Alabama Chief Justice Roy Moore

Alabama Chief Justice Roy Moore

Alabama Supreme Court Chief Justice Roy Moore is scheduled to go on trial Sept. 28 on charges that he violated judicial ethics by repeatedly refusing to abide by the U.S. Supreme Court’s June 2015 ruling, in Obergefell v. Hodges, on marriage equality, and that he encouraged the 68 probate judges in the state — the elected officials that issue marriage licenses in Alabama — to ignore the ruling, too.
The Alabama Court of the Judiciary, the panel that disciplines judges in the state, refused Moore’s motion to dismiss the ethics complaint against him. But the panel also refused a motion from the group of civil rights organizations, led by the Southern Poverty Law Center, that filed the complaint to have Moore removed from office immediately.
At the September hearing, a panel of nine judges will determine whether Moore did, indeed, violate judicial ethics and if he did, what punishment he will face.

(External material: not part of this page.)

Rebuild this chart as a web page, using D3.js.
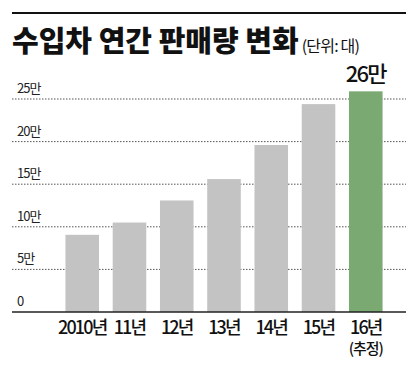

If the judges determine that he did violate ethics, Moore could be removed from his seat on the state Supreme Court.
If that happens, it will be the second time that Moore will have been removed from the court. He was ousted from the office in 2003 after refusing to remove a Ten Commandments monuments from the state judicial building. But the state’s voters returned him to the same office in 2012.
Alabama’s Judicial Inquiry Commission suspended Moore in May based on the complaint.